- Active: 1980s–present
- Country: Cuba
- Branch: Cuban Revolutionary Army
- Type: Militia
- Role: Local Defense; Direct action; Sabotage; Internal Security;
- Size: 2 million
- Engagements: Cold War

= Territorial Troops Militia =

The Territorial Troops Militia (Milicias de Tropas Territoriales - MTT), is a Cuban paramilitary militia composed exclusively of civilian volunteers. It was established on May 1, 1980, and placed under the command of the Cuban Revolutionary Armed Forces (MINFAR). Its creation is recognized as having marked the beginning of Cuba's official embrace of the military doctrine of the War of All the People, which has remained in force since then. Like the MNR (National Revolutionary Militia) of the early 1960s, the MTT's formation reinforced the notion of the popular will to defend the Revolution.

In general, the militia is a part-time force with only light arms which are issued to them only on occasion.

==Manning==
Most members of the MTT are women, the elderly, or retirees. Male teenagers who are too young or have not yet been called for military service are also eligible to join the MTT, as are men who are not obligated to serve as reservists. The MTT expanded from 500,000 members in 1982 to 1.2 million by mid-1984. The size of the force has remained at about 1 million, despite the economic crisis.

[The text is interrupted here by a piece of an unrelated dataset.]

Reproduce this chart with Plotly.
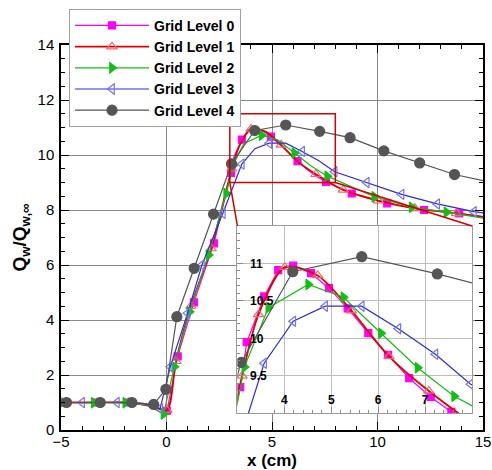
import math
import plotly.graph_objects as go

# ---- data: wall heat flux ratio along the surface for five grid levels ----
x_lvl0 = [-4.95, -3.29, -1.8, -0.69, 0.02, 0.53, 1.3, 2.25, 3.06, 3.2, 3.57, 3.87, 4.19, 4.57,
          4.95, 5.35, 5.79, 6.21, 6.66, 7.12, 7.56, 8.78, 10.46, 12.21, 13.87, 15.5]
y_lvl0 = [1.0, 1.0, 1.0, 0.85, 0.7, 2.68, 4.64, 6.79, 9.35, 9.95, 10.56, 10.91, 10.97, 10.87,
          10.67, 10.4, 10.07, 9.78, 9.47, 9.22, 9.02, 8.6, 8.24, 8.0, 7.88, 7.71]

x_lvl1 = [-4.95, -3.29, -1.8, -0.69, 0.02, 0.45, 1.15, 2.12, 3.1, 3.45, 4.01, 4.71, 5.43,
          6.23, 7.08, 8.38, 10.04, 11.77, 13.74, 15.5]
y_lvl1 = [1.0, 1.0, 1.0, 0.87, 0.72, 2.5, 4.5, 6.6, 9.5, 10.32, 10.95, 10.84, 10.37,
          9.76, 9.3, 8.73, 8.34, 8.06, 7.88, 7.7]

x_lvl2 = [-4.95, -3.45, -1.95, -0.93, -0.14, 0.37, 1.09, 1.99, 2.83, 3.15, 3.66, 4.51, 5.26,
          6.06, 6.84, 7.62, 8.3, 9.85, 11.62, 13.27, 15.5]
y_lvl2 = [1.0, 0.99, 0.99, 0.91, 0.58, 2.3, 4.3, 6.36, 8.6, 9.62, 10.41, 10.72, 10.55,
          10.07, 9.61, 9.23, 9.0, 8.48, 8.1, 7.92, 7.64]

x_lvl3 = [-4.0, -2.35, -1.09, -0.3, 0.18, 1.0, 1.68, 2.67, 3.57, 4.19, 4.87, 5.65, 6.43,
          7.22, 7.97, 9.49, 11.14, 12.83, 14.57, 15.5]
y_lvl3 = [1.0, 1.0, 0.97, 0.78, 2.3, 4.25, 6.0, 7.88, 9.67, 10.23, 10.43, 10.43, 10.13,
          9.79, 9.39, 9.0, 8.57, 8.22, 7.94, 7.84]

x_lvl4 = [-4.74, -3.14, -1.64, -0.61, -0.03, 0.49, 1.31, 2.23, 3.08, 4.18, 5.65, 7.26, 8.70,
          10.3, 12.0, 13.65, 15.3]
y_lvl4 = [1.0, 1.0, 1.0, 0.93, 1.48, 4.12, 5.88, 7.85, 9.68, 10.89, 11.09, 10.86, 10.63,
          10.15, 9.71, 9.29, 9.02]

names = ["Grid Level 0", "Grid Level 1", "Grid Level 2", "Grid Level 3", "Grid Level 4"]
xs_all = [x_lvl0, x_lvl1, x_lvl2, x_lvl3, x_lvl4]
ys_all = [y_lvl0, y_lvl1, y_lvl2, y_lvl3, y_lvl4]

# axis ranges of the main view and of the zoomed inset
main_xrange = [-5, 15]
main_yrange = [0, 14]
zoom_xrange = [3, 8]
zoom_yrange = [9, 11.5]
zoom_xticks = [4, 5, 6, 7]
zoom_yticks = [9.5, 10, 10.5, 11]

# ---- styling ----
FONT = "Liberation Sans, Arial, sans-serif"
W, H = 492, 470
M = dict(l=61, r=9, t=45, b=40)
PLOT_W = W - M["l"] - M["r"]
PLOT_H = H - M["t"] - M["b"]
INSET_X = [0.418, 0.974]
INSET_Y = [0.043, 0.530]

styles = [
    dict(line="#FF00FF", width=1.2, symbol="square", size=7, mcolor="#FF00FF", mline="#FF00FF", shape="linear", gap=28),
    dict(line="#E00000", width=1.8, symbol="triangle-up-open", size=9, mcolor="#F06A6A", mline="#F06A6A", shape="spline", gap=28),
    dict(line="#10C010", width=1.2, symbol="triangle-right", size=9, mcolor="#10C010", mline="#10C010", shape="linear", gap=28),
    dict(line="#2B2BE6", width=1.2, symbol="triangle-left-open", size=9, mcolor="#7474F2", mline="#7474F2", shape="linear", gap=28),
    dict(line="#555555", width=1.2, symbol="circle", size=10, mcolor="#555555", mline="#555555", shape="linear", gap=0),
]

px_x = PLOT_W / (main_xrange[1] - main_xrange[0])
px_y = PLOT_H / (main_yrange[1] - main_yrange[0])


def symbol_indices(xs, ys, gap):
    """Keep a symbol only once it is `gap` pixels away from the last one drawn."""
    keep = [0]
    lx, ly = xs[0], ys[0]
    for i in range(1, len(xs)):
        d = math.hypot((xs[i] - lx) * px_x, (ys[i] - ly) * px_y)
        if d >= gap:
            keep.append(i)
            lx, ly = xs[i], ys[i]
    return keep


fig = go.Figure()

# main view
for name, xs, ys, st in zip(names, xs_all, ys_all, styles):
    fig.add_trace(go.Scatter(
        x=xs, y=ys, name=name, mode="lines+markers",
        line=dict(color=st["line"], width=st["width"], shape=st["shape"], smoothing=0.8),
        marker=dict(symbol=st["symbol"], size=st["size"], color=st["mcolor"],
                    line=dict(color=st["mline"], width=1.2)),
        selectedpoints=symbol_indices(xs, ys, st["gap"]),
        selected=dict(marker=dict(opacity=1)),
        unselected=dict(marker=dict(opacity=0)),
        xaxis="x", yaxis="y", hoverinfo="skip",
    ))

# zoomed inset
for name, xs, ys, st in zip(names, xs_all, ys_all, styles):
    fig.add_trace(go.Scatter(
        x=xs, y=ys, name=name, mode="lines+markers", showlegend=False,
        line=dict(color=st["line"], width=st["width"], shape=st["shape"], smoothing=0.8),
        marker=dict(symbol=st["symbol"], size=st["size"], color=st["mcolor"],
                    line=dict(color=st["mline"], width=1.2)),
        xaxis="x2", yaxis="y2", hoverinfo="skip",
    ))


def to_paper_x(v):
    return (v - main_xrange[0]) / (main_xrange[1] - main_xrange[0])


def to_paper_y(v):
    return (v - main_yrange[0]) / (main_yrange[1] - main_yrange[0])


shapes = [
    # opaque backing for the inset
    dict(type="rect", xref="x2", yref="y2", x0=zoom_xrange[0], x1=zoom_xrange[1],
         y0=zoom_yrange[0], y1=zoom_yrange[1], fillcolor="white", line=dict(width=0), layer="below"),
    # zoom window on the main view
    dict(type="rect", xref="x", yref="y", x0=zoom_xrange[0], x1=zoom_xrange[1],
         y0=zoom_yrange[0], y1=zoom_yrange[1], line=dict(color="#D40000", width=1.5), layer="above"),
    # leader lines from the zoom window to the inset
    dict(type="line", xref="paper", yref="paper",
         x0=to_paper_x(zoom_xrange[0]), y0=to_paper_y(zoom_yrange[0]),
         x1=INSET_X[0], y1=INSET_Y[1], line=dict(color="#D40000", width=1.5), layer="above"),
    dict(type="line", xref="paper", yref="paper",
         x0=to_paper_x(zoom_xrange[1]), y0=to_paper_y(zoom_yrange[0]),
         x1=INSET_X[1], y1=INSET_Y[1], line=dict(color="#D40000", width=1.5), layer="above"),
]

main_axis = dict(
    showline=True, linecolor="black", linewidth=1.5, mirror="allticks",
    ticks="inside", ticklen=8, tickwidth=1.2, tickcolor="black",
    showgrid=True, gridcolor="#888888", gridwidth=1, zeroline=False,
    tickfont=dict(family=FONT, size=15, color="black"), automargin=False,
)
inset_axis = dict(
    showline=True, linecolor="#9A9A9A", linewidth=1, mirror=True,
    ticks="inside", ticklen=6, tickwidth=1, tickcolor="#8A8A8A",
    ticklabelposition="inside", tickmode="array",
    showgrid=True, gridcolor="#BDBDBD", gridwidth=1, zeroline=False,
    tickfont=dict(family=FONT, size=12, color="black", weight="bold"), automargin=False,
)

fig.update_layout(
    width=W, height=H, margin=M,
    paper_bgcolor="white", plot_bgcolor="white",
    font=dict(family=FONT, color="black"),
    shapes=shapes,
    xaxis=dict(main_axis, range=main_xrange, dtick=5, tick0=0, ticklabelstandoff=-3,
               minor=dict(dtick=1, ticklen=4, ticks="inside", tickcolor="black", showgrid=False),
               title=dict(text="<b>x (cm)</b>", font=dict(family=FONT, size=17), standoff=11)),
    yaxis=dict(main_axis, range=main_yrange, dtick=2, tick0=0, ticklabelstandoff=2,
               minor=dict(dtick=0.5, ticklen=4, ticks="inside", tickcolor="black", showgrid=False),
               title=dict(text="<b>Q<sub>w</sub>/Q<sub>w,∞</sub></b>", font=dict(family=FONT, size=19), standoff=6)),
    xaxis2=dict(inset_axis, domain=INSET_X, anchor="y2", range=zoom_xrange, tickvals=zoom_xticks,
                minor=dict(tickmode="linear", tick0=0, dtick=0.2, ticklen=3, ticks="inside",
                           tickcolor="#8A8A8A", showgrid=False)),
    yaxis2=dict(inset_axis, domain=INSET_Y, anchor="x2", range=zoom_yrange, tickvals=zoom_yticks,
                ticklabelstandoff=6,
                minor=dict(tickmode="linear", tick0=0, dtick=0.1, ticklen=3, ticks="inside",
                           tickcolor="#8A8A8A", showgrid=False)),
    legend=dict(x=0.019, y=1.094, xanchor="left", yanchor="top",
                bgcolor="white", bordercolor="#A0A0A0", borderwidth=1,
                font=dict(family=FONT, size=14, color="black", weight="bold"),
                itemwidth=74, tracegroupgap=0),
    showlegend=True,
)

fig.write_html("out.html")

The MTT's mission during a crisis would be to fight alongside, and provide replacements for, the personnel of the regular armed force; to help protect such strategic infrastructure as bridges, highways, and railroads; and to carry out any other measures that might be needed to immobilize, wear down, or ultimately destroy the enemy. By the beginning of the 1980s, MTT members were extensively involved in the construction of tunnels throughout the island, which would be used as shelter for the population in the event of an attack. As a result of Cuba's continuing economic difficulties during the 1990s, the time that MTT members have spent in training and preparing for their various defense-related activities has been reduced. The reduction includes a decrease in the time that MTT members have spent in carrying out joint exercises and maneuvers with regular FAR troops.

==Financing==
The MTT is supported through the MINFAR's budget as well as through voluntary donations made by citizens. Most of these donations come from workplace contributions, which are paid through weekly deductions from workers' salaries. According to the MINFAR, between 1981 and 1995, the expenses incurred for the MTT's training averaged approximately 35 million Cuban pesos per year. During this same period, popular contributions toward the force averaged about 30 million pesos per year. Just over half of the training expenditures went toward the purchase of study supplies and other training materials; just over one-third were dedicated for the purchase of weapons, communication equipment, uniforms, and spare parts. Other organizations also set annual funding goals with respect to their own MTT contributions. Among such organizations were the CDR (Committee for the Defense of the Revolution), the Federation of Cuban Women (Federación de Mujeres Cubanas-FMC), the National Association of Small Farmers (Asociación Nacional de Agricultores Pequeños-ANAP), and even the Organization of Jose Marti Pioneers (Organización de Pioneros José Martí-OPJM).

According to reforms for allocating MTT funds made in the system in 1995, the funds collected for the MTT are no longer sent to a central government account but remain within each municipality to support local MTT activities. Despite the country's economic hardships, the amount of funds collected through popular contributions to the MTT continued to increase after the beginning of the Special Period in the early 1990s. As of 1995, the MINFAR was paying only 14 percent of the MTT's total expenditures.